China and Russia alliance under BRICS puts the west on its toes

Published:July04,2022

By Staff writer

The Russian president Vladimir Putin is reported to have announced recently that his country alongside China and BRICS nations, were setting plans to launch a new global reserve currency made up of basket of BRICS currencies. If the plan succeeds, the reserve currency is expected to be a direct threat to the US dollar that has dominated for decades as a global trading currency.

The news about the planned BRICS currency comes at a time Iran and Argentina are said to have applied to join the block. The drive to join BRICS is seen as an opportunity to counter western led hegemony and globalization.  Currently, the BRICS account for almost 32% of the global GDP, going by the PPP basis. The share rises to 33% with the acceptance of Iran and Algentina to the BRICS. Other countries that have previously expressed willingness to join the block include; the United Arab Emirates, Saudi Arabia, Egypt, Nigeria, Senegal, Kazakhstan, Indonesia, and Thailand. Financial analysts believe that the expanded BRICS will make a large trading block that can justify putting in place a reserve currency.

In terms of production and Natural resources, the expanded BRICS countries produce 50 % of iron ore, 40% of global corn, 46% of global wheat production and 26% of oil output. Economists are of the view that if all the products were traded in the new reserve currency, it would undoubtedly become the pillar of the world economy. The “BRICS Plus” mechanism was introduced at the BRICS Summit in Xiamen, Fujian province, in 2017.

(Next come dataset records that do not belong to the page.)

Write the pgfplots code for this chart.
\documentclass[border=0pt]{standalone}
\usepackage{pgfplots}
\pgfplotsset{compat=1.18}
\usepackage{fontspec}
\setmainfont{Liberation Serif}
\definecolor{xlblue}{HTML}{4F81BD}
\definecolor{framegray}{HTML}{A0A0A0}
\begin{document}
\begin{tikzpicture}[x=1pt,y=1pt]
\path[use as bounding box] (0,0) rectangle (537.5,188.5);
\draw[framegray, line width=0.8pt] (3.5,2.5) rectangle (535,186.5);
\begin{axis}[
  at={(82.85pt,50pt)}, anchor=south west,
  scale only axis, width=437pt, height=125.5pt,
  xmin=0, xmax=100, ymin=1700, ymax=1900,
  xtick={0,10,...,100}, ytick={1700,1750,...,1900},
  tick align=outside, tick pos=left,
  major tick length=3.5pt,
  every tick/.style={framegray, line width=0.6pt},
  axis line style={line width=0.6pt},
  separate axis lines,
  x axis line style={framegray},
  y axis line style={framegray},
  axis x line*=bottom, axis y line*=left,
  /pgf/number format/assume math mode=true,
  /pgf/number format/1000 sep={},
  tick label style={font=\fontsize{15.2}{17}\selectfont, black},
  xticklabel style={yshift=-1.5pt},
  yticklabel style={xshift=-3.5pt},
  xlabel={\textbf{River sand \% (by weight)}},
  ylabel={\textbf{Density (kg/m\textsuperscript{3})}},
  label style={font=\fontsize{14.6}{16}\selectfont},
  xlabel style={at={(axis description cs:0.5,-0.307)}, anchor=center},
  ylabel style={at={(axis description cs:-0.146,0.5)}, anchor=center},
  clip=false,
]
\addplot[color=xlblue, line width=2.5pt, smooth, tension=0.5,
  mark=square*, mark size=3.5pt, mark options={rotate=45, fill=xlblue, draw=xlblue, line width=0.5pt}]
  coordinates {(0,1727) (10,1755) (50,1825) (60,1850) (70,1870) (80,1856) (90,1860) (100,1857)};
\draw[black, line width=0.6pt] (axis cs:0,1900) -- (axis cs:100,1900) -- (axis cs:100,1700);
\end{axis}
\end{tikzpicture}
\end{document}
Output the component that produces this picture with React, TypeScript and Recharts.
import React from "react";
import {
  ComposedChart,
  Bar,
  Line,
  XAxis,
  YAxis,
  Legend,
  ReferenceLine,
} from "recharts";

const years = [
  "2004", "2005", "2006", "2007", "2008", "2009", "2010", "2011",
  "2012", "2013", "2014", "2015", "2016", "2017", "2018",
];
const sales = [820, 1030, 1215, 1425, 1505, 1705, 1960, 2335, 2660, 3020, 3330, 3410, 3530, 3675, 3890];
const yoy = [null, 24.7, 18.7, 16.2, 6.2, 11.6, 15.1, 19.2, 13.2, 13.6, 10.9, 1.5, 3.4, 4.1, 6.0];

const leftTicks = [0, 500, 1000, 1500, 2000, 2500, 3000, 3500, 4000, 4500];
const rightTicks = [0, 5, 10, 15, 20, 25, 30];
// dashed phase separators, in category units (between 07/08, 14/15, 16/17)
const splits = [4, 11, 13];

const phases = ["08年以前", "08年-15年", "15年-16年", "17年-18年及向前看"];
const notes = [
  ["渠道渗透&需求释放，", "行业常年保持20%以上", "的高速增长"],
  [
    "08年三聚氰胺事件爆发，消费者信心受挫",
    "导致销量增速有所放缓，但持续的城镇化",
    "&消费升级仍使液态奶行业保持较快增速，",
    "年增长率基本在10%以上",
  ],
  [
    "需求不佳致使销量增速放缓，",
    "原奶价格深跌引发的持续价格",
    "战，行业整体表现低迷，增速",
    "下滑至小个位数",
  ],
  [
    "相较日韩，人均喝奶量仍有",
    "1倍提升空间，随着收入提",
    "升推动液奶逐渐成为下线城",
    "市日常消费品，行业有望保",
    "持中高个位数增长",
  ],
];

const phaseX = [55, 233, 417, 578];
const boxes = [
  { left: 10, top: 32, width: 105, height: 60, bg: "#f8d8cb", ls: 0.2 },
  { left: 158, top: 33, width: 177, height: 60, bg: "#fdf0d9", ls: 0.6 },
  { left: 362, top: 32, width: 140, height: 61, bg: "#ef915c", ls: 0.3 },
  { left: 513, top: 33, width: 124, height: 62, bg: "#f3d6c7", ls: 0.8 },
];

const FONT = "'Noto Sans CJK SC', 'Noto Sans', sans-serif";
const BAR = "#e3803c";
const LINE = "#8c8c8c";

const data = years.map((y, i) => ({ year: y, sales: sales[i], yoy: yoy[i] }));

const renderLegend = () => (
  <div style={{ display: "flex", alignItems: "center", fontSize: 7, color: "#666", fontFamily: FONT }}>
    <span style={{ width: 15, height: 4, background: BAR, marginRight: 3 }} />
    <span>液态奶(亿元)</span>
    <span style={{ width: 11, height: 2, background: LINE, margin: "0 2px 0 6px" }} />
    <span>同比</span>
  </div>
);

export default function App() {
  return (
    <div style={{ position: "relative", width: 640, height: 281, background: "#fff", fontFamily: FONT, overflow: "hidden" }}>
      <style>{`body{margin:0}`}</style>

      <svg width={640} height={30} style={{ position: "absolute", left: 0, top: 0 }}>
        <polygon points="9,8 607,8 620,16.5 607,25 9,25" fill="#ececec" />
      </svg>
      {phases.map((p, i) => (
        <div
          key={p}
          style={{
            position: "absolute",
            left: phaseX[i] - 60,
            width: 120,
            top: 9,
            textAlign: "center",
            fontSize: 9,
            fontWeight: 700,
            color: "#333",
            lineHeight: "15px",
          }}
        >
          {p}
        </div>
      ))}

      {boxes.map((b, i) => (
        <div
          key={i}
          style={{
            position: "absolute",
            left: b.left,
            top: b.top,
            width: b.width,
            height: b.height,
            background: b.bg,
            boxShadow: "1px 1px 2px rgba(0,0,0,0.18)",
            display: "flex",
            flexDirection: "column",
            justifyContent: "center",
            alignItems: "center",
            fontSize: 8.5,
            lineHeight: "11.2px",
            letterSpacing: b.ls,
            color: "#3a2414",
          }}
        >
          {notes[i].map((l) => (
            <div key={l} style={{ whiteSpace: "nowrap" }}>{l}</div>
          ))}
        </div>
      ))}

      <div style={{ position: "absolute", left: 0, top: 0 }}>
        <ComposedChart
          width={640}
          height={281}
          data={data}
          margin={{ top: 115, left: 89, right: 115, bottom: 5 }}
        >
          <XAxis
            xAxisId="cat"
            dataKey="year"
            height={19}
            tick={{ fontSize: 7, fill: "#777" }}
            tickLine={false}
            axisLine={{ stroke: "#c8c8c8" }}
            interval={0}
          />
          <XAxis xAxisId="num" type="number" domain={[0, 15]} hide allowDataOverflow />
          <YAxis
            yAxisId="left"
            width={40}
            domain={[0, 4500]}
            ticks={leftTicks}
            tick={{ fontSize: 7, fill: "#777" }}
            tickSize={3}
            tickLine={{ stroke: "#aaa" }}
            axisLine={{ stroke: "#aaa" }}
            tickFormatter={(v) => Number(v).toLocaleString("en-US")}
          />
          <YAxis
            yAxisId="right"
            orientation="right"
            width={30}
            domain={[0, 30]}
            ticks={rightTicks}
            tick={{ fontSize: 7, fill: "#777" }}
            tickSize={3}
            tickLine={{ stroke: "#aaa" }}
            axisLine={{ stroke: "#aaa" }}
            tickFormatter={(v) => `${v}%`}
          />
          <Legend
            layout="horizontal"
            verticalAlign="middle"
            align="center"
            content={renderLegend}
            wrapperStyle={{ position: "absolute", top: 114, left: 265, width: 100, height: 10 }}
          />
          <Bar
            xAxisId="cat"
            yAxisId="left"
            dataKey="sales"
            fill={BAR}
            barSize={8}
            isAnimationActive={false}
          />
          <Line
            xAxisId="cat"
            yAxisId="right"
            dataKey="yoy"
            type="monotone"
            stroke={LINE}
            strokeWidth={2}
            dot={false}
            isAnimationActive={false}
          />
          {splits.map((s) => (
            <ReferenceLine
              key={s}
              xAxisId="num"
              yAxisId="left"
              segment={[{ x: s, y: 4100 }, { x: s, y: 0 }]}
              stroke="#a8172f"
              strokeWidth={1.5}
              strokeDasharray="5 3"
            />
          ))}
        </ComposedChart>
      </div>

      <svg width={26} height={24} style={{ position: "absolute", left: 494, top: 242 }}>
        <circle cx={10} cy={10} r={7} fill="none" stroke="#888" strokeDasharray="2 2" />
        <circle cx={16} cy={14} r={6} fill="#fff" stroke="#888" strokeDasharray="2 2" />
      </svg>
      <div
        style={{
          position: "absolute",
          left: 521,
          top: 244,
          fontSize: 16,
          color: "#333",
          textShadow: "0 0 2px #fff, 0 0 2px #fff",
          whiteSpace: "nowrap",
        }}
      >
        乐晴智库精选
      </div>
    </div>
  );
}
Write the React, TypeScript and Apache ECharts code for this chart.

According to a recent IMF released a report released by the end of June, shows that the US dollar currently makes up 59% of global reserves, falling from 70% in 1999. The report highlights that central bank reserve managers were shifting their portifolis away from the dollar into non-traditional currencies.

The west is also not sleeping. The current war between Russian and Ukraine was sparked by NATO and its allies mainly the US, with intentions to expand its area of influence militarily and economically. The war has exposed the fault line of two main alliances as US and allies under NATO Vs Russia and China under the BRICS. 

Philip Pilkington an Irish economist and author of The Reformation in Economics,

Says that the changes taking place in the global economy are the biggest experienced since 1945, yet very little is talked about the subject in the press and by politicians. Philip questions whether western leaders have a strategy for the unfolding new world and the impact on the western living standards. Edging out the US dollar may not be realized without a spirited fight from the US to weaken economies of the BRICS countries especially Russia and China.  The current sanction against Russia by US and the trade wars between US and China where companies like Huawei were pushed out of the US market are just a few examples to show that the battle to weaken Russia and China economies is already on.